> _Supplied data_
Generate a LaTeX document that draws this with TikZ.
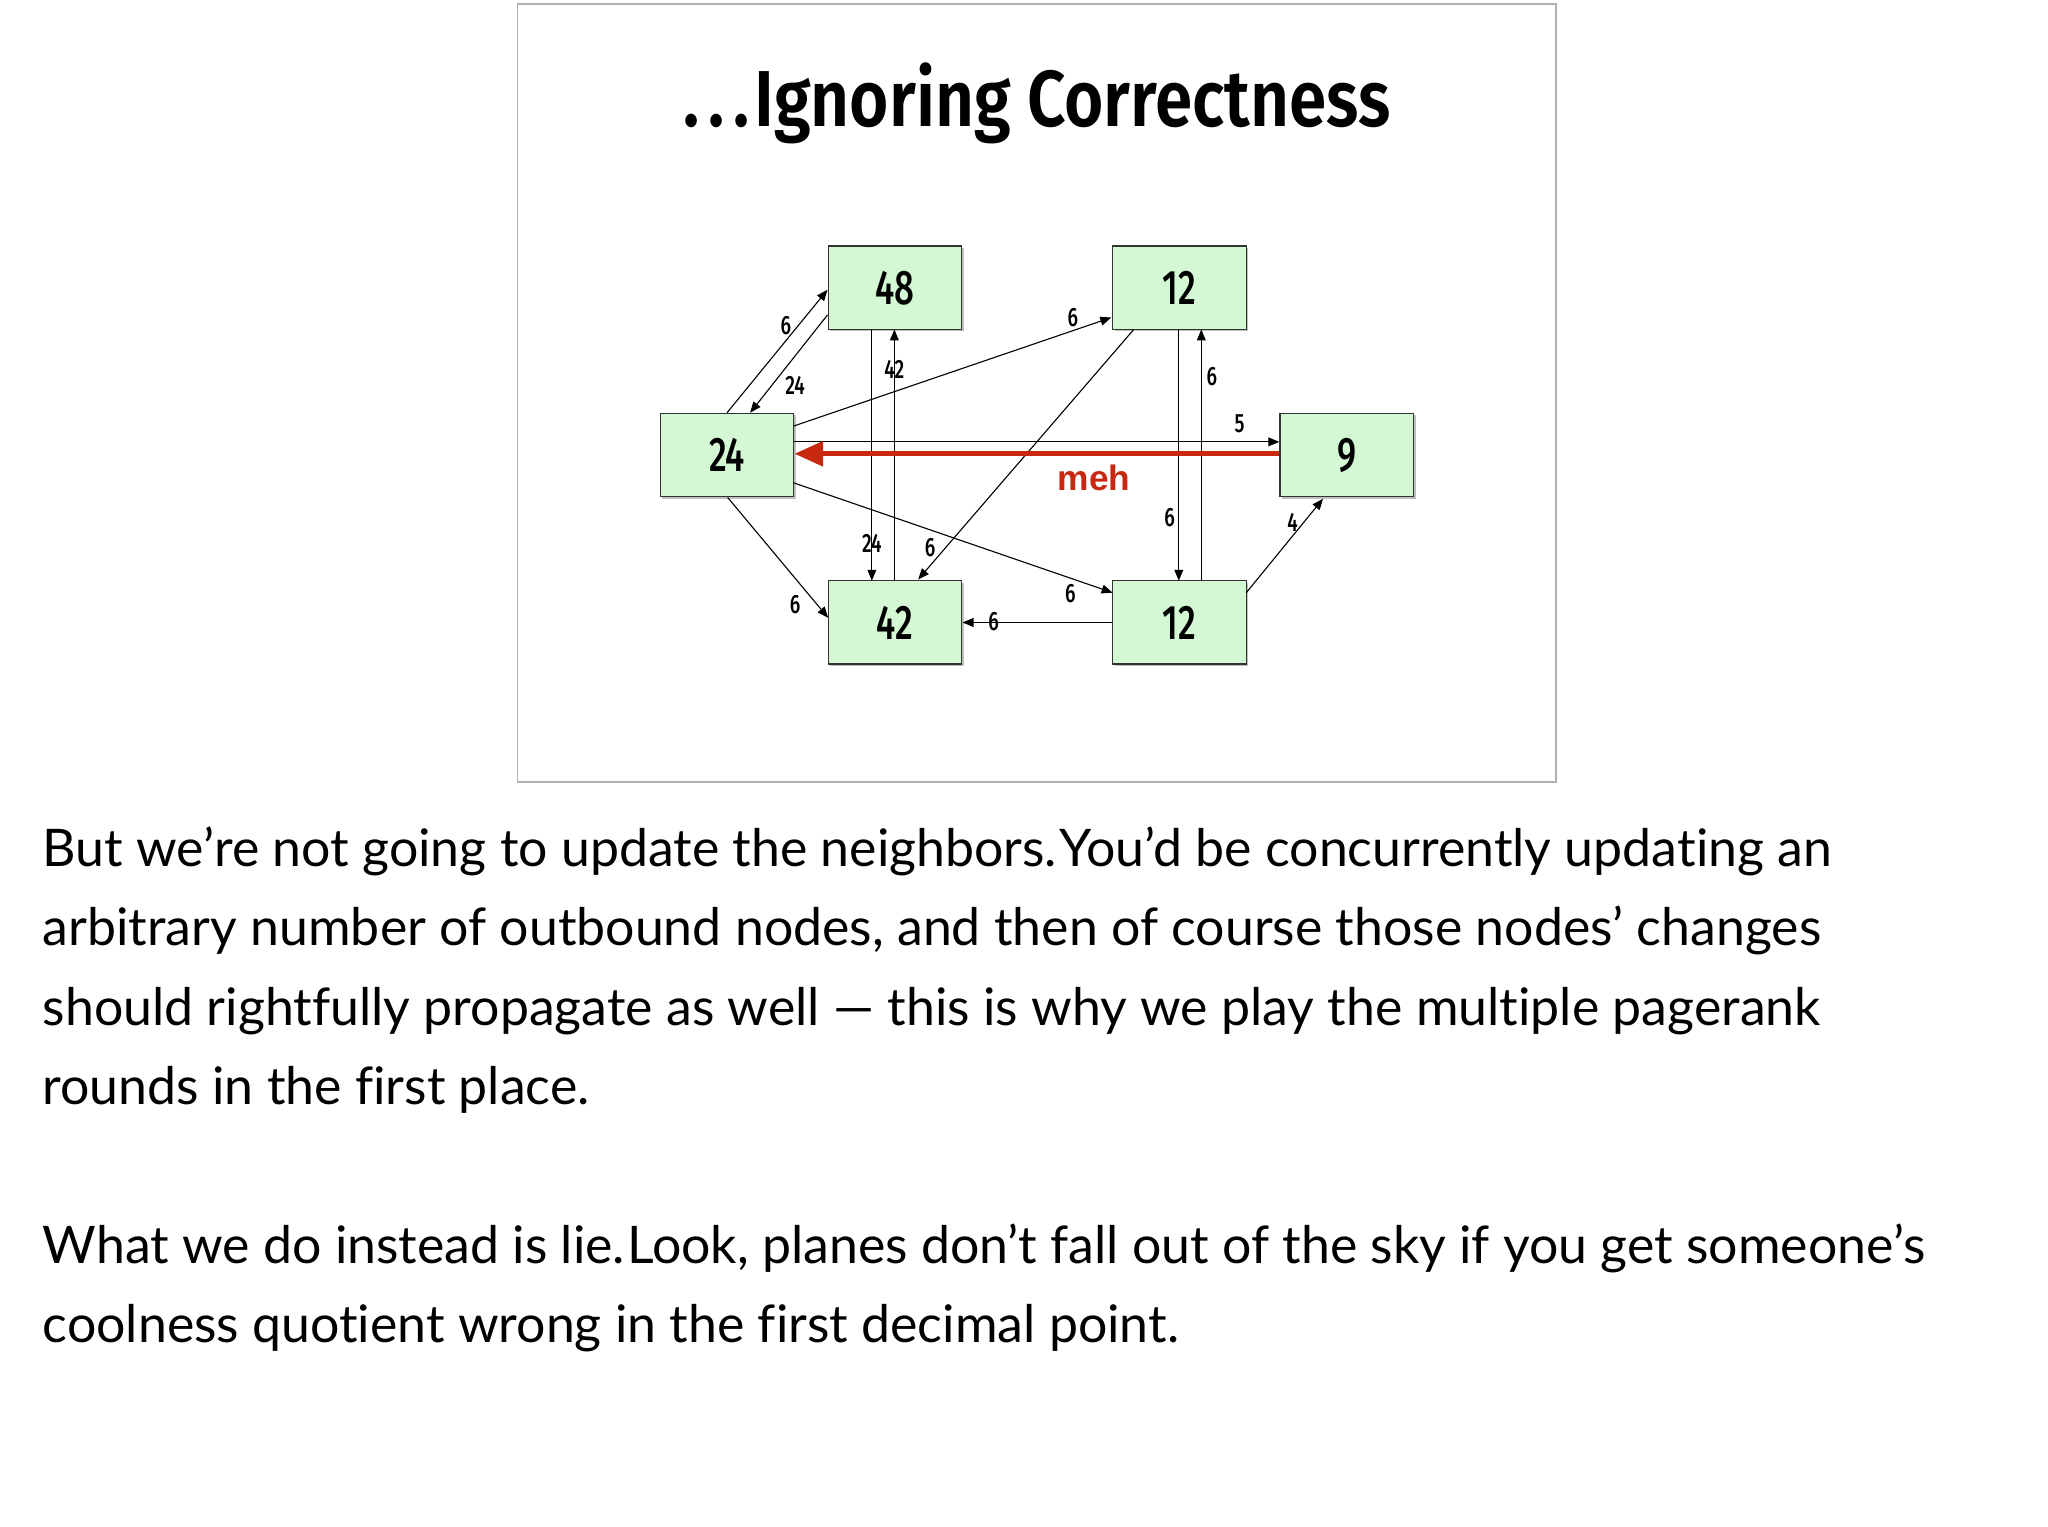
\documentclass[tikz,border=0pt]{standalone}
\usepackage{fontspec}
\setmainfont{Lato}[Ligatures={NoCommon,NoDiscretionary}]
\newfontfamily\cond[FakeStretch=0.72]{Fira Sans Medium}
\newfontfamily\condb[FakeStretch=0.85]{Fira Sans SemiBold}
\newfontfamily\arial{Liberation Sans}
\usetikzlibrary{arrows.meta}
\begin{document}
\begin{tikzpicture}[x=0.6pt,y=-0.6pt,
  box/.style={draw=black!80,line width=0.6pt,fill={rgb,255:red,212;green,247;blue,212},minimum width=60.6pt,minimum height=37.8pt,inner sep=0pt,font=\cond\fontsize{22}{22}\selectfont},
  ed/.style={-{Triangle[length=5pt,width=4pt]},line width=0.5pt},
  lb/.style={font=\cond\fontsize{12}{12}\selectfont,inner sep=0pt},
  body/.style={anchor=base west,inner sep=0pt,font=\fontsize{23.5}{28}\selectfont}]
\useasboundingbox[fill=white] (0,0) rectangle (1548,1154);
\draw[black!30,line width=0.6pt] (391,3) rectangle (1176,591);
\node[font=\condb\fontsize{36}{36}\selectfont] (title) at (784,78) {.\hspace{4pt}.\hspace{4pt}.\hspace{2pt}Ignoring Correctness};
\foreach \n/\x/\y/\t in {a/676.5/217.5/48, b/891.5/217.5/12, c/549.5/344/24, d/1018/344/9, e/676.5/470.5/42, f/891.5/470.5/12}{
  \fill[black!25] (\x+1.5-50.5,\y+1.5-31.5) rectangle (\x+1.5+50.5,\y+1.5+31.5);
  \node[box] (\n) at (\x,\y) {\t};
}
% edges
\draw[ed] (c.north) -- (a.west|-0,219);
\draw[ed] (a.west|-0,238) -- (567,312);
\draw[ed] (659,249) -- (659,439);
\draw[ed] (676,439) -- (676,249);
\draw[ed] (600,322) -- (840,240);
\draw[ed] (857,249) -- (694,438);
\draw[ed] (891,249) -- (891,439);
\draw[ed] (908,439) -- (908,249);
\draw[ed] (600,334) -- (967,334);
\draw[ed] (600,365) -- (841,448);
\draw[ed] (550,376) -- (626,467);
\draw[ed] (f.west) -- (e.east);
\draw[ed] (942,448) -- (1000,377);
\draw[-{Triangle[length=13pt,width=11pt]},line width=2.4pt,draw={rgb,255:red,200;green,40;blue,16}] (d.west|-0,343) -- (c.east|-0,343);
\node[font=\arial\bfseries\fontsize{16}{16}\selectfont,text={rgb,255:red,200;green,40;blue,16}] (meh) at (827,361) {meh};
% labels
\node[lb] (l1) at (594,246) {6};
\node[lb] (l2) at (601,291) {24};
\node[lb] (l3) at (659,411) {24};
\node[lb] (l4) at (676,279) {42};
\node[lb] (l5) at (811,240) {6};
\node[lb] (l6) at (703,414) {6};
\node[lb] (l7) at (884,391) {6};
\node[lb] (l8) at (916,285) {6};
\node[lb] (l9) at (937,320) {5};
\node[lb] (l10) at (809,449) {6};
\node[lb] (l11) at (601,457) {6};
\node[lb] (l12) at (751,470) {6};
\node[lb] (l13) at (977,395) {4};
% body
\node[body] (p1) at (32,655) {But we’re not going to update the neighbors.\hspace{1pt}You’d be concurrently updating an};
\node[body] (p2) at (32,715) {arbitrary number of outbound nodes, and then of course those nodes’ changes};
\node[body] (p3) at (32,775) {should rightfully propagate as well — this is why we play the multiple pagerank};
\node[body] (p4) at (32,835) {rounds in the first place.};
\node[body] (p5) at (32,955) {What we do instead is lie.\hspace{1pt}Look, planes don’t fall out of the sky if you get someone’s};
\node[body] (p6) at (32,1015) {coolness quotient wrong in the first decimal point.};
\end{tikzpicture}
\end{document}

> _Task brief_
Return the material exactly as given, apart from the pictures.

> _The result_
Generate a LaTeX document that draws this with TikZ.
\documentclass[tikz,border=0pt]{standalone}
\usepackage{fontspec}
\setmainfont{Lato}[Ligatures={NoCommon,NoDiscretionary}]
\newfontfamily\cond[FakeStretch=0.72]{Fira Sans Medium}
\newfontfamily\condb[FakeStretch=0.85]{Fira Sans SemiBold}
\newfontfamily\arial{Liberation Sans}
\usetikzlibrary{arrows.meta}
\begin{document}
\begin{tikzpicture}[x=0.6pt,y=-0.6pt,
  box/.style={draw=black!80,line width=0.6pt,fill={rgb,255:red,212;green,247;blue,212},minimum width=60.6pt,minimum height=37.8pt,inner sep=0pt,font=\cond\fontsize{22}{22}\selectfont},
  ed/.style={-{Triangle[length=5pt,width=4pt]},line width=0.5pt},
  lb/.style={font=\cond\fontsize{12}{12}\selectfont,inner sep=0pt},
  body/.style={anchor=base west,inner sep=0pt,font=\fontsize{23.5}{28}\selectfont}]
\useasboundingbox[fill=white] (0,0) rectangle (1548,1154);
\draw[black!30,line width=0.6pt] (391,3) rectangle (1176,591);
\node[font=\condb\fontsize{36}{36}\selectfont] (title) at (784,78) {.\hspace{4pt}.\hspace{4pt}.\hspace{2pt}Ignoring Correctness};
\foreach \n/\x/\y/\t in {a/676.5/217.5/48, b/891.5/217.5/12, c/549.5/344/24, d/1018/344/9, e/676.5/470.5/42, f/891.5/470.5/12}{
  \fill[black!25] (\x+1.5-50.5,\y+1.5-31.5) rectangle (\x+1.5+50.5,\y+1.5+31.5);
  \node[box] (\n) at (\x,\y) {\t};
}
% edges
\draw[ed] (c.north) -- (a.west|-0,219);
\draw[ed] (a.west|-0,238) -- (567,312);
\draw[ed] (659,249) -- (659,439);
\draw[ed] (676,439) -- (676,249);
\draw[ed] (600,322) -- (840,240);
\draw[ed] (857,249) -- (694,438);
\draw[ed] (891,249) -- (891,439);
\draw[ed] (908,439) -- (908,249);
\draw[ed] (600,334) -- (967,334);
\draw[ed] (600,365) -- (841,448);
\draw[ed] (550,376) -- (626,467);
\draw[ed] (f.west) -- (e.east);
\draw[ed] (942,448) -- (1000,377);
\draw[-{Triangle[length=13pt,width=11pt]},line width=2.4pt,draw={rgb,255:red,200;green,40;blue,16}] (d.west|-0,343) -- (c.east|-0,343);
\node[font=\arial\bfseries\fontsize{16}{16}\selectfont,text={rgb,255:red,200;green,40;blue,16}] (meh) at (827,361) {meh};
% labels
\node[lb] (l1) at (594,246) {6};
\node[lb] (l2) at (601,291) {24};
\node[lb] (l3) at (659,411) {24};
\node[lb] (l4) at (676,279) {42};
\node[lb] (l5) at (811,240) {6};
\node[lb] (l6) at (703,414) {6};
\node[lb] (l7) at (884,391) {6};
\node[lb] (l8) at (916,285) {6};
\node[lb] (l9) at (937,320) {5};
\node[lb] (l10) at (809,449) {6};
\node[lb] (l11) at (601,457) {6};
\node[lb] (l12) at (751,470) {6};
\node[lb] (l13) at (977,395) {4};
% body
\node[body] (p1) at (32,655) {But we’re not going to update the neighbors.\hspace{1pt}You’d be concurrently updating an};
\node[body] (p2) at (32,715) {arbitrary number of outbound nodes, and then of course those nodes’ changes};
\node[body] (p3) at (32,775) {should rightfully propagate as well — this is why we play the multiple pagerank};
\node[body] (p4) at (32,835) {rounds in the first place.};
\node[body] (p5) at (32,955) {What we do instead is lie.\hspace{1pt}Look, planes don’t fall out of the sky if you get someone’s};
\node[body] (p6) at (32,1015) {coolness quotient wrong in the first decimal point.};
\end{tikzpicture}
\end{document}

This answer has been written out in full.